Rate shock is the subject of the day, and I have to confess to a growing unease about it. Here’s why. I think a lot of us expected that young people in good health might see higher premiums under Obamacare. This is largely because Obamacare mandates a maximum 3:1 ratio between premiums for the young and premiums for the old. Roughly speaking, this means that insurers are being forced to charge older buyers artificially low prices, and that in turn forces them to charge younger buyers more. Instead of, say, charging $100 and $500, the 3:1 ratio means they have to charge $150 and $450. In essence, the young are subsidizing the old. Add in the fact that Obamacare forces insurers to provide better coverage, and prices are going to go up even more.
But this means that older buyers shouldn’t see all that much rate shock. After all, they’re getting the benefit of that 3:1 ratio. And yet, they are. A couple of days ago I wrote about the case of Deborah Cavallaro, a 60-year-old woman in Los Angeles who had been profiled on the NBC Nightly News.

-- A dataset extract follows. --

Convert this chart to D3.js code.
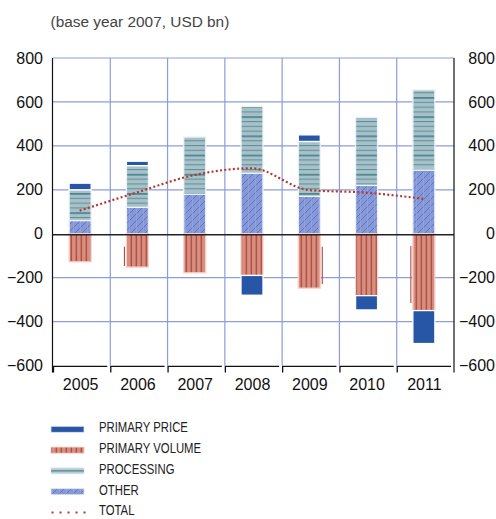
<!DOCTYPE html>
<html>
<head>
<meta charset="utf-8">
<script src="https://cdn.jsdelivr.net/npm/d3@7/dist/d3.min.js"></script>
<style>
  html, body { margin: 0; padding: 0; background: #fff; }
  svg { display: block; font-family: "Liberation Sans", Arial, Helvetica, sans-serif; }
</style>
</head>
<body>
<svg id="chart" width="496" height="519"></svg>
<script>
(function () {
// ---- data ----
const years = ["2005", "2006", "2007", "2008", "2009", "2010", "2011"];
const other = [60, 120, 180, 275, 170, 220, 290];
const processing = [140, 190, 260, 305, 250, 310, 365];
const primaryPrice = [30, 20, 0, -90, 30, -65, -150];
const primaryVolume = [-128, -152, -178, -190, -248, -282, -350];
const total = [105, 188, 267, 298, 199, 187, 159];
// thin leader marks beside some volume bars
const leaderYears = ["2006", "2009", "2011"];
const leaderFrom = [-59, -59, -56];
const leaderTo = [-147, -229, -315];
const leaderSide = [-1, 1, -1];
const yTicks = [-600, -400, -200, 0, 200, 400, 600, 800];
const legendLabels = ["PRIMARY PRICE", "PRIMARY VOLUME", "PROCESSING", "OTHER", "TOTAL"];
const title = "(base year 2007, USD bn)";

// ---- layout ----
const svg = d3.select("#chart");
const pLeft = 53, pRight = 454, pTop = 58, pBottom = 365.5;
const x = d3.scaleBand().domain(years).range([pLeft, pRight]).padding(0);
const y = d3.scaleLinear().domain([-600, 800]).range([pBottom, pTop]);
const barW = 22;
const barX = d => x(d) + x.bandwidth() / 2 - 1.5 - barW / 2;
const cx = d => x(d) + x.bandwidth() / 2 - 2;

const gridColor = "#8d9dd8";

// ---- patterns ----
const defs = svg.append("defs");
const pv = defs.append("pattern").attr("id", "pVolume").attr("patternUnits", "userSpaceOnUse")
  .attr("width", 5).attr("height", 10).attr("x", 0.7);
pv.append("rect").attr("width", 5).attr("height", 10).attr("fill", "#d68f81");
pv.append("rect").attr("x", 0).attr("width", 1.1).attr("height", 10).attr("fill", "#a63a2e");

const pp = defs.append("pattern").attr("id", "pProc").attr("patternUnits", "userSpaceOnUse")
  .attr("width", 8).attr("height", 19.2).attr("y", 1);
pp.append("rect").attr("width", 8).attr("height", 19.2).attr("fill", "#a8c1c8");
pp.append("rect").attr("y", 0).attr("width", 8).attr("height", 1.8).attr("fill", "#4f8893");
[4.8, 9.6, 14.4].forEach(v => pp.append("rect").attr("y", v).attr("width", 8).attr("height", 1.1).attr("fill", "#5e939e"));

const po = defs.append("pattern").attr("id", "pOther").attr("patternUnits", "userSpaceOnUse")
  .attr("width", 7).attr("height", 7);
po.append("rect").attr("width", 7).attr("height", 7).attr("fill", "#8598d7");
po.append("path").attr("d", "M-1,8 L8,-1 M-1,1 L1,-1 M6,8 L8,6").attr("stroke", "#5f72c2").attr("stroke-width", 0.9);
po.append("path").attr("d", "M3.5,0 V7").attr("stroke", "#97a7de").attr("stroke-width", 0.6);

// ---- title ----
svg.append("text").attr("x", 50.5).attr("y", 27).attr("font-size", 15.4).attr("fill", "#444").text(title);

// ---- grid ----
const g = svg.append("g");
g.selectAll("line.hg").data(yTicks.filter(t => t !== 0 && t !== -600)).join("line")
  .attr("x1", pLeft).attr("x2", pRight).attr("y1", d => y(d)).attr("y2", d => y(d))
  .attr("stroke", gridColor).attr("stroke-width", 1.2);
g.selectAll("line.vg").data(years.slice(1)).join("line")
  .attr("x1", d => x(d)).attr("x2", d => x(d)).attr("y1", pTop).attr("y2", pBottom)
  .attr("stroke", gridColor).attr("stroke-width", 1.2);

// ---- bars ----
const stacks = [];
years.forEach((yrName, i) => {
  let pos = 0, neg = 0;
  stacks.push({yr: yrName, fill: "url(#pOther)", y0: pos, y1: pos += other[i], stroke: "#eef1fa"});
  stacks.push({yr: yrName, fill: "url(#pProc)", y0: pos, y1: pos += processing[i], stroke: "#eef4f5"});
  stacks.push({yr: yrName, fill: "url(#pVolume)", y0: neg, y1: neg += primaryVolume[i], stroke: "#f4d4cc"});
  if (primaryPrice[i] > 0) stacks.push({yr: yrName, fill: "#2656a5", y0: pos, y1: pos += primaryPrice[i], stroke: "#ffffff"});
  else if (primaryPrice[i] < 0) stacks.push({yr: yrName, fill: "#2656a5", y0: neg, y1: neg += primaryPrice[i], stroke: "#ffffff"});
});
svg.append("g").selectAll("rect").data(stacks).join("rect")
  .attr("x", d => barX(d.yr))
  .attr("width", barW)
  .attr("y", d => y(Math.max(d.y0, d.y1)))
  .attr("height", d => Math.abs(y(d.y0) - y(d.y1)))
  .attr("fill", d => d.fill)
  .attr("stroke", d => d.stroke).attr("stroke-width", 1.3);

// leader marks
svg.append("g").selectAll("line").data(leaderYears).join("line")
  .attr("x1", (d, i) => leaderSide[i] < 0 ? barX(d) - 2 : barX(d) + barW + 2)
  .attr("x2", (d, i) => leaderSide[i] < 0 ? barX(d) - 2 : barX(d) + barW + 2)
  .attr("y1", (d, i) => y(leaderFrom[i])).attr("y2", (d, i) => y(leaderTo[i]))
  .attr("stroke", "#b04a3e").attr("stroke-width", 1.1);

// ---- zero line ----
svg.append("line").attr("x1", pLeft).attr("x2", pRight).attr("y1", y(0) + 1).attr("y2", y(0) + 1)
  .attr("stroke", "#222").attr("stroke-width", 1.4);

// ---- total line ----
const line = d3.line().x((d, i) => cx(years[i])).y(d => y(d)).curve(d3.curveMonotoneX);
svg.append("path").datum(total).attr("d", line).attr("fill", "none")
  .attr("stroke", "#b3392c").attr("stroke-width", 2.2).attr("stroke-dasharray", "2,2.3");

// ---- axes ----
svg.append("line").attr("x1", pLeft - 0.5).attr("x2", pLeft - 0.5).attr("y1", pTop).attr("y2", pBottom + 7)
  .attr("stroke", "#111").attr("stroke-width", 1.2);
svg.append("line").attr("x1", pRight).attr("x2", pRight).attr("y1", pTop).attr("y2", pBottom + 7)
  .attr("stroke", "#111").attr("stroke-width", 1.2);
svg.append("g").selectAll("path").data(years).join("path")
  .attr("d", d => `M${x(d) + 0.5},${pBottom + 7} V${pBottom + 0.8} H${x(d) + x.bandwidth() - 3}`)
  .attr("fill", "none").attr("stroke", "#111").attr("stroke-width", 1.3);

const axL = d3.axisLeft(y).tickValues(yTicks).tickSize(0).tickPadding(10);
const axR = d3.axisRight(y).tickValues(yTicks).tickSize(0).tickPadding(0);
const gl = svg.append("g").attr("transform", `translate(${pLeft},0)`).call(axL);
const gr = svg.append("g").attr("transform", `translate(${pRight},0)`).call(axR);
[gl, gr].forEach(a => {
  a.select(".domain").remove();
  a.selectAll("text").attr("font-size", 16).attr("fill", "#111")
    .attr("font-family", "'Liberation Sans', Arial, sans-serif");
});
gr.selectAll("text").attr("text-anchor", "end").attr("x", 495 - pRight);

svg.append("g").selectAll("text").data(years).join("text")
  .attr("x", d => x(d) + x.bandwidth() / 2 - 1).attr("y", 390)
  .attr("text-anchor", "middle").attr("font-size", 16).attr("fill", "#111").text(d => d);

// ---- legend ----
const lg = svg.append("g");
const rowY = i => 429.3 + i * 20.8;
const swFill = ["#2656a5", "url(#pVolume)", null, "url(#pOther)"];
legendLabels.forEach((lab, i) => {
  const cy = rowY(i);
  if (i === 0 || i === 1 || i === 3) {
    lg.append("rect").attr("x", 51).attr("y", cy - 3).attr("width", 33).attr("height", 6)
      .attr("fill", swFill[i]).attr("stroke", i === 1 ? "#f0c6bd" : "#dfe4f3").attr("stroke-width", 0.8);
  } else if (i === 2) {
    lg.append("rect").attr("x", 51).attr("y", cy - 3).attr("width", 33).attr("height", 6)
      .attr("fill", "#b4cbd1").attr("stroke", "#e3ecee").attr("stroke-width", 0.8);
    lg.append("line").attr("x1", 51).attr("x2", 84).attr("y1", cy).attr("y2", cy)
      .attr("stroke", "#4f8893").attr("stroke-width", 1.4);
  } else {
    lg.append("line").attr("x1", 51.5).attr("x2", 86).attr("y1", cy).attr("y2", cy)
      .attr("stroke", "#b3392c").attr("stroke-width", 2).attr("stroke-dasharray", "2,6");
  }
  lg.append("text").attr("transform", `translate(99,${cy + 2.8}) scale(0.755,1)`)
    .attr("font-size", 15).attr("fill", "#222").text(lab);
});
})();
</script>
</body>
</html>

She currently pays $293 for her coverage, but got a letter saying her plan had been canceled and a replacement would cost $478. I wondered whether her insurance company was simply trying to steer her into a high-cost plan, even though they knew she could do better on the exchange.
In a word, no. I headed over to the California exchange, entered the appropriate numbers, and found a bronze plan from Anthem Blue Cross for $479. Her insurance company wasn’t playing any games.
But maybe this new insurance is better than her existing policy? Michael Hiltzik talked to Cavallaro, who told him that her current policy has a deductible of $5,000 a year, an out-of-pocket max of $8,500 a year, and two doctor visits per year with a copay of $40. (She pays full price for subsequent visits.)
And the Obamacare bronze policy? It has a deductible of $5,000 a year, an out-of-pocket max of $6,350 a year, and three doctor visits per year with a copay of $60. (Subsequent visits are full cost until the deductible is met.)
Now, when you dig into the details, this is indeed slightly better coverage. Lifetime caps are no longer allowed, for example. And Anthem probably would have increased the price of Cavallaro’s policy for 2014 even if Obamacare didn’t exist. On the other hand, the new plan might have a more limited choice of doctors than Cavallaro is getting now. This stuff is probably a bit of a wash, which means that, roughly speaking, the bronze policy costs $2,200 more per year in return for an out-of-pocket max that’s $2,200 lower. Any year in which Cavallaro goes over this max, the Obamacare bronze policy will pay off. Any year in which she stays under it, she’s on the losing end of the deal.
So….I’m not sure what to think about this. The lower out-of-pocket max is a good thing, but basically Cavallaro is now paying for it every year instead of only in the years where she goes over $6,350. It’s hard to spin that as a good deal.
Generally speaking, I’m trying to steer a path between denial and panic on this stuff. As Justin Wolfers illustrates on the right, there are still way more winners than losers under Obamacare. Right now, most of what we’re hearing is anecdotal, and we simply don’t know how everything is going to work out in the end or how many people are going to end up with higher rates. In Cavallaro’s case, as in many others, that will depend a lot on the subsidies she gets. But there’s not much question that any year in which her income is high enough to put her over the subsidy cap, she’ll end up paying quite a bit more for coverage that’s only marginally better. It’s no surprise that she’s unhappy about it.
And the fact that this is happening to 60-year-olds, not just 20-somethings, is a bit of a surprise to me. I’m not going to panic over these stories yet, but the more of them I hear, the less that denial seems like a reasonable response either.